As I spend more time digging into JS/bazel rule sets, rules_node seems to be garnering more and more of my attention. Given that bazel is still a nascent system and adopting a set of non-core build rules is a significant commitment I'd like to understand the longer term plans for rules_node.

Specifically the following:

  1. nodejs and yarn currently sit at 7.x.x and 1.0.1 respectively.
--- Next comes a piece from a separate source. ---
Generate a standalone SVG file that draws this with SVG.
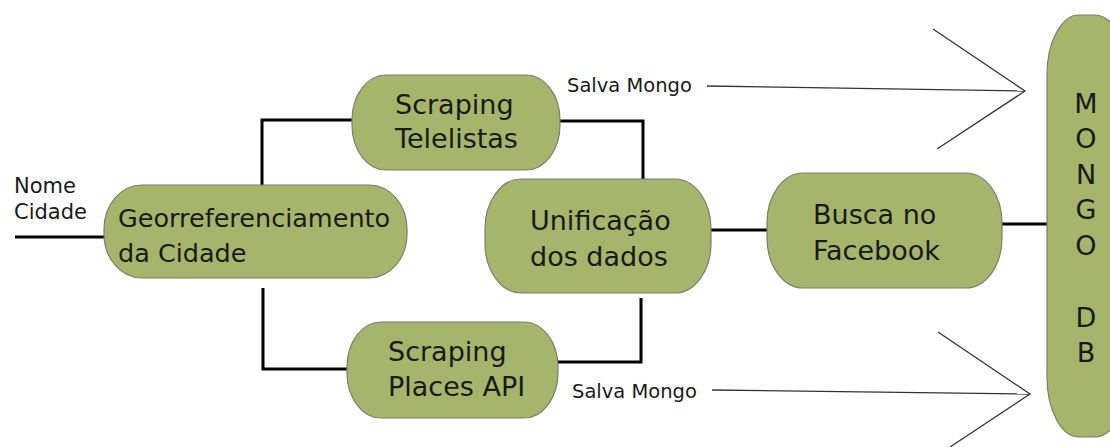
<svg xmlns="http://www.w3.org/2000/svg" width="1110" height="447" viewBox="0 0 1110 447">
<style>
.node{fill:#a5b56b;stroke:#7d7d6e;stroke-width:1.2}
.t{font-family:"DejaVu Sans",sans-serif;font-size:27px;fill:#1a1a1a}
.s{font-family:"DejaVu Sans",sans-serif;font-size:19.5px;fill:#1a1a1a}
.l{font-family:"DejaVu Sans",sans-serif;font-size:21px;fill:#1a1a1a}
.c{fill:none;stroke:#000;stroke-width:3}
.a{fill:none;stroke:#333;stroke-width:1.3}
</style>
<rect width="1110" height="447" fill="#fff"/>
<g id="connectors">
<line class="c" x1="15" y1="237" x2="105" y2="237"/>
<polyline class="c" points="262,185 262,120 352,120"/>
<polyline class="c" points="263,288 263,369 347,369"/>
<polyline class="c" points="560,121 643,121 643,179"/>
<polyline class="c" points="558,362 641,362 641,298"/>
<line class="c" x1="711" y1="230" x2="767" y2="230"/>
<line class="c" x1="1002" y1="224" x2="1047" y2="224"/>
<line class="a" x1="707" y1="86" x2="1025" y2="91"/>
<polyline class="a" points="933,29 1025,91 937,149"/>
<line class="a" x1="712" y1="390" x2="1030" y2="394"/>
<polyline class="a" points="938,332 1030,394 950,447"/>
<text class="s" x="567" y="92">Salva Mongo</text>
<text class="s" x="572" y="398">Salva Mongo</text>
<text class="l" x="14" y="193">Nome</text>
<text class="l" x="14" y="219">Cidade</text>
</g>
<g id="georef">
<rect class="node" x="104" y="185" width="303" height="93" rx="38" ry="44"/>
<text class="t" x="118" y="227" style="font-size:25.5px">Georreferenciamento</text>
<text class="t" x="118" y="262" style="font-size:25.5px">da Cidade</text>
</g>
<g id="telelistas">
<rect class="node" x="352" y="75" width="208" height="95" rx="34" ry="45"/>
<text class="t" x="395" y="114">Scraping</text>
<text class="t" x="395" y="148">Telelistas</text>
</g>
<g id="places">
<rect class="node" x="347" y="322" width="211" height="96" rx="34" ry="45"/>
<text class="t" x="388" y="361">Scraping</text>
<text class="t" x="388" y="396">Places API</text>
</g>
<g id="unificacao">
<rect class="node" x="485" y="179" width="226" height="114" rx="36" ry="50"/>
<text class="t" x="530" y="230">Unificação</text>
<text class="t" x="530" y="266">dos dados</text>
</g>
<g id="busca">
<rect class="node" x="767" y="173" width="235" height="115" rx="36" ry="50"/>
<text class="t" x="813" y="224">Busca no</text>
<text class="t" x="813" y="260">Facebook</text>
</g>
<g id="mongo">
<rect class="node" x="1047" y="15" width="80" height="422" rx="32" ry="60"/>
<text class="t" x="1086" y="113" text-anchor="middle">M</text>
<text class="t" x="1086" y="148" text-anchor="middle">O</text>
<text class="t" x="1086" y="184" text-anchor="middle">N</text>
<text class="t" x="1086" y="219" text-anchor="middle">G</text>
<text class="t" x="1086" y="255" text-anchor="middle">O</text>
<text class="t" x="1086" y="327" text-anchor="middle">D</text>
<text class="t" x="1086" y="362" text-anchor="middle">B</text>
</g>
</svg>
With the current LTS node release at 8.10.x and yarn releasing a new version every ~1month or so, what are the plans for regular updates to the default versions of node and yarn? (FTR, the node 7.x branch is EOL in June.

As a quick check I verified that these versions pass against the current tests:
erickj@2ca8d6a

  1. reproducible builds: certainly switching to yarn was a good step towards slimmer/reproducible builds, however given that the yarn.lock file is part of the @yarn_modules external repo, rather than checked into version and --frozen-lockfile flags aren't used, isn't the point of the lock file lost? even if the yarn_modules repository rule is declared with only explicit versions, if the transitive deps of the NPM packages use range package versioning then these will generate inconsistent builds across bazel clean or even between CI runs, no? shouldn't the lock file live in the "including" repository as part of version control? and be passed into the yarn_modules rule for verification? similar to how checksums are used on other bazel external repository rules.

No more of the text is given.